A question I'd throw out there now is: writing posts is one thing, and you can always sanity-check what you're saying with a colleague to make sure you're not going to put any noses out of joint. But how about when you get an inflammatory - but entirely valid - comment or challenge?
I think it is a good point that you have to "trust your staff". When starting our blog and encouraging others to write on it (still not quite encouraged enough) i found this quote on a blog about the Yahoo employee blog guidelines by Jeremy Zawodny:
"Basically, just about anyone can and will read what you publish. So keep that in mind. If you're worried about what your Mom, manager, ex-co-worker,or Terry Semel would think, listen to that instinct. And realise that once a cat is out of the bag, you can never get it back in. The blog world is incredibly efficient at spreading rumours, secrets, rants, hyperbole, and your mistakes."
This seemed to get the point across. People are not stupid they just seem afraid to get started. i'll let you know how my experimenting goes.
The fundamental rule of successful writing (in any form) is to think about your reader's needs (I use the singular because I find individualising them helps). This discussion seems to be more about the writer's needs.
The first thing is to identify your audience and the purpose of your writing. What do you want the reader to know and/or do after reading what you've written? What does your reader want to know?
Once you've done that, you can then identify the best way of bringing this about and write accordingly. Be wary of applying rules generally to all cases. They need to fit your purpose and be appropriate for your audience.
For a museum or art gallery, these questions should be fairly easy to answer. I don't think you can assume that your audience is potential visitors to your institution. If your purpose is to be 'venues for content distribution[,] no different from exhibits or programs', then your audience is wider than that.
I'm not a potential visitor to the Tate Modern, for example, but I am very interested in their Picabia show (well, there're a couple of other guys in it as well, but they're minor artists of little interest).
However, because they didn't consider me as part of their audience, their website doesn't meet my needs. It's designed to supplement a physical visit. Tsk tsk.
In terms of institutional blogs, you'll obviously approach it very differently depending on whether your audience is other curators/museum professionals or whether it is (a subset of) the general public.
Thanks David.
I guess the conversation here about the writer has to do with institutions & the need to 'get permission' to start writing - essential to getting readers.
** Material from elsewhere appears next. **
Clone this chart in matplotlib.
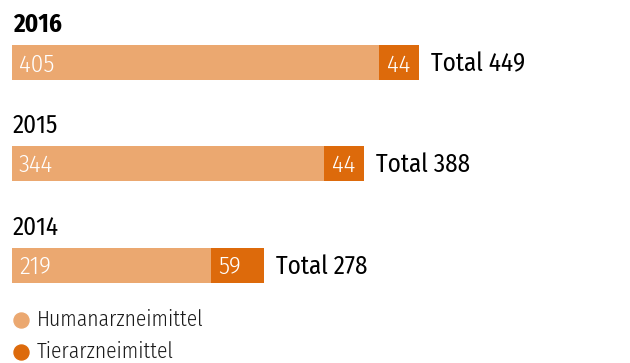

But I do agree with you - and I think that was Tyler's original point. Museum/gallery blogs are often of interest to a professional (by which I mean people who work or operate in the sector) reader, but not to a 'general' reader (or the general punter, if you will). Thus his call for more curators to blog, and more of the blogging to be about art: that being the point of galleries and curators, I s'pose, to connect art with an audience and vice versa.
Your point about the Tate Mod is interesting too. I don't think museums/galleries have figured out how to 'value' web visitors (or even better, web engagement) the way they value warm bodies walking through the physical doors - or even if they should. If galleries were willing to value engagement from people who may never physically visit them, maybe they'd put more effort into their presence online.